=== Exercise prompt ===
Repeat the listing below word for word, stopping after the line that contains "import * as".

=== Recorded data ===
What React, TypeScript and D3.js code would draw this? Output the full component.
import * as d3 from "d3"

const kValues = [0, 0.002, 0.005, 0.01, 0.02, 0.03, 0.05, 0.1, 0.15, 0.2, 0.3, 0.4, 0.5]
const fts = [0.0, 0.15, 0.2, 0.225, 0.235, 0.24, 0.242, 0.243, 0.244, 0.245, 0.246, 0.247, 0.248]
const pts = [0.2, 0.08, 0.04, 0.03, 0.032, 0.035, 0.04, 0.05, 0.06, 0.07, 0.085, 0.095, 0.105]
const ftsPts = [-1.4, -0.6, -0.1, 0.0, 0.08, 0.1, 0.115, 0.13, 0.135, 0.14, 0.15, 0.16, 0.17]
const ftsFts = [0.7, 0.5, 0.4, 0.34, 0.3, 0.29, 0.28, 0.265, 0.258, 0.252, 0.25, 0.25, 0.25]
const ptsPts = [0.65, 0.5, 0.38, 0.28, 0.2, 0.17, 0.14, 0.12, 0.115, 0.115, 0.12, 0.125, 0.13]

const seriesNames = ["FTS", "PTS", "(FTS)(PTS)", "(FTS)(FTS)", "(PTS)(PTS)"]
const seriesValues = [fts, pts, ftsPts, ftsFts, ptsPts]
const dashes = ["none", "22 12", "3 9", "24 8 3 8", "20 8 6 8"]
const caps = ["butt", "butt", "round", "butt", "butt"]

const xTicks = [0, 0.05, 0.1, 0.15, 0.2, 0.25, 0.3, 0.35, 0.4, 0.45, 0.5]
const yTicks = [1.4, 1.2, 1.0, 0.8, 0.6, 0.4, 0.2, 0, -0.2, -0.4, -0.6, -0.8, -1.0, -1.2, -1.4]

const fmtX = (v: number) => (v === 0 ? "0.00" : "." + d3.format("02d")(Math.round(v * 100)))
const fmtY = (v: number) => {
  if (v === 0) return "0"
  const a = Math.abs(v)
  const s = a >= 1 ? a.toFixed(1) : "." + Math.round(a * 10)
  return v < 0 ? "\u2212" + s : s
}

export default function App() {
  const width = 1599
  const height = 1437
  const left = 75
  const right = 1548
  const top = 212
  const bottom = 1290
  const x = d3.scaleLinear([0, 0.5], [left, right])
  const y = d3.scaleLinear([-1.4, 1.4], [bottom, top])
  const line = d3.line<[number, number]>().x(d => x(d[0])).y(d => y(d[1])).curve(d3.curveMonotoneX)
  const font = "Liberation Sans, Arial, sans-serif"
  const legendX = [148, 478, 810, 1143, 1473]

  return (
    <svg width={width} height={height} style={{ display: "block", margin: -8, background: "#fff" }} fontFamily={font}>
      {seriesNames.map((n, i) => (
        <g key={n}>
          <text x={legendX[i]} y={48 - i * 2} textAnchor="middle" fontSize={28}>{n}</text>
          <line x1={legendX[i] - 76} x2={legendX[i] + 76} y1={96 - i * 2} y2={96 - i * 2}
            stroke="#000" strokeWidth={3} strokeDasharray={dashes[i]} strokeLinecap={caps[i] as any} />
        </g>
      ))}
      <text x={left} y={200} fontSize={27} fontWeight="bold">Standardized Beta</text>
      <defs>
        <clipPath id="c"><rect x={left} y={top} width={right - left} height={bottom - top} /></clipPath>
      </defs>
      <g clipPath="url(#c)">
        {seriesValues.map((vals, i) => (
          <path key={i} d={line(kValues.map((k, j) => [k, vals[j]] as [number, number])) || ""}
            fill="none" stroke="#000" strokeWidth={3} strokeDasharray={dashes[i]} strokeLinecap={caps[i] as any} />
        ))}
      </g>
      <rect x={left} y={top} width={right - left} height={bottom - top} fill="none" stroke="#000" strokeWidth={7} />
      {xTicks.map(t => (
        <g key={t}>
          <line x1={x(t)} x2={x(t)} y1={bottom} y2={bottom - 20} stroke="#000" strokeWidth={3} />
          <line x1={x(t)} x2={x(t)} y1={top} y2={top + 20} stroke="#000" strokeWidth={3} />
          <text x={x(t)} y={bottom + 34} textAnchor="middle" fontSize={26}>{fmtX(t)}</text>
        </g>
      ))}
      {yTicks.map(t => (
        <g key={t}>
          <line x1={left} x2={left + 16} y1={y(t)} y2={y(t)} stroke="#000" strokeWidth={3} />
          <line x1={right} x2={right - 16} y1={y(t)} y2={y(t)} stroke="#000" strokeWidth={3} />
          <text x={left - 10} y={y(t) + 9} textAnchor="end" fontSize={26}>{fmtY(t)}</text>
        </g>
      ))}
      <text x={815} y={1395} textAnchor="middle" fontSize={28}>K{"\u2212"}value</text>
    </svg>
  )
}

=== Answer to this exercise ===
What React, TypeScript and D3.js code would draw this? Output the full component.
import * as d3 from "d3"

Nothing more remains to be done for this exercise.